A spectrally resolved molecular Rayleigh scattering technique was used to simultaneously measure axial component of velocity U, static temperature T, and density ρ in unheated free jets at Mach numbers M_j = 0.6, 0.95, 1.4 and 1.8. The latter two conditions were achieved using contoured convergent-divergent nozzles. A narrow line-width continuous wave laser was passed through the jet plumes and molecular scattered light from a small region on the beam was collected and analyzed using a Fabry-Perot interferometer. The optical spectrum analysis provided measures of velocity and static temperature. The local air density at the probe volume was determined by monitoring the intensity variation of the scattered light using photomultiplier tubes. The Fabry-Perot interferometer was operated in the imaging mode, whereby the fringe formed at the image plane was captured by a cooled CCD camera. Special attention was given to remove dust particles from the plume and to provide adequate vibration isolation to the optical components. The velocity profiles from various operating conditions were compared with that measured by a Pitot tube. An excellent comparison within 5m/s demonstrated the maturity of the technique.
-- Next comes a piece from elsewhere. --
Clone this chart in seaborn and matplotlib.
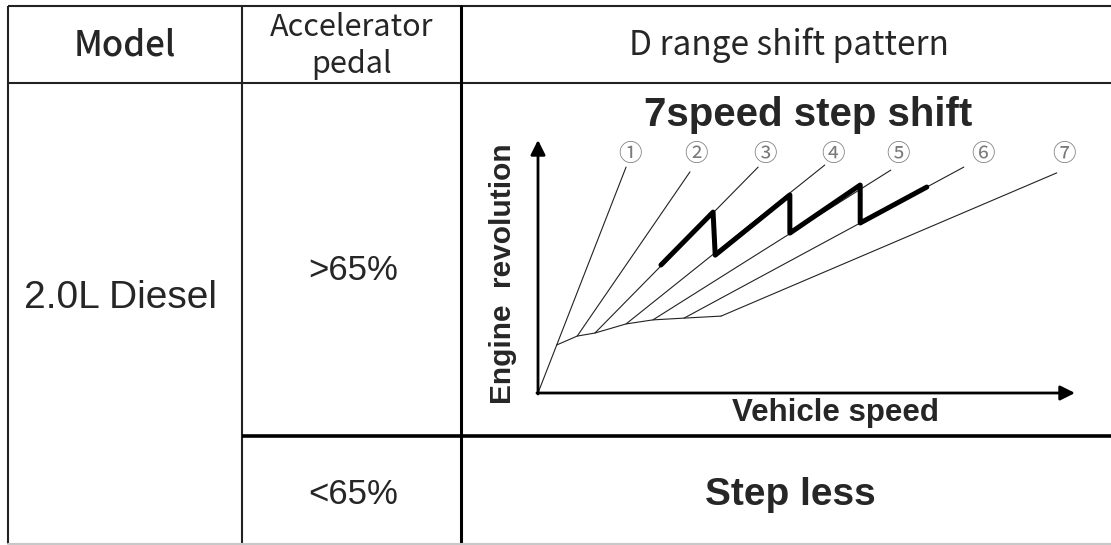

Temperature was measured least accurately, within 10K, while density was measured within 1% uncertainty. The survey data consisted of centerline variations and radial profiles of time-averaged U, T and ρ. The static temperature and density values were used to determine static pressure variations inside the jet. The data provided a comparative study of jet growth rates with increasing Mach number. The current work is part of a data-base development project for Computational Fluid Dynamics and Aeroacoustics codes that endeavor to predict noise characteristics of high speed jets. A limited amount of far field noise spectra from the same jets are also presented. Finally, a direct experimental validation was obtained for the Crocco-Busemann equation which is commonly used to predict temperature and density profiles from known velocity profiles. Data presented in this paper are available in ASCII format upon request.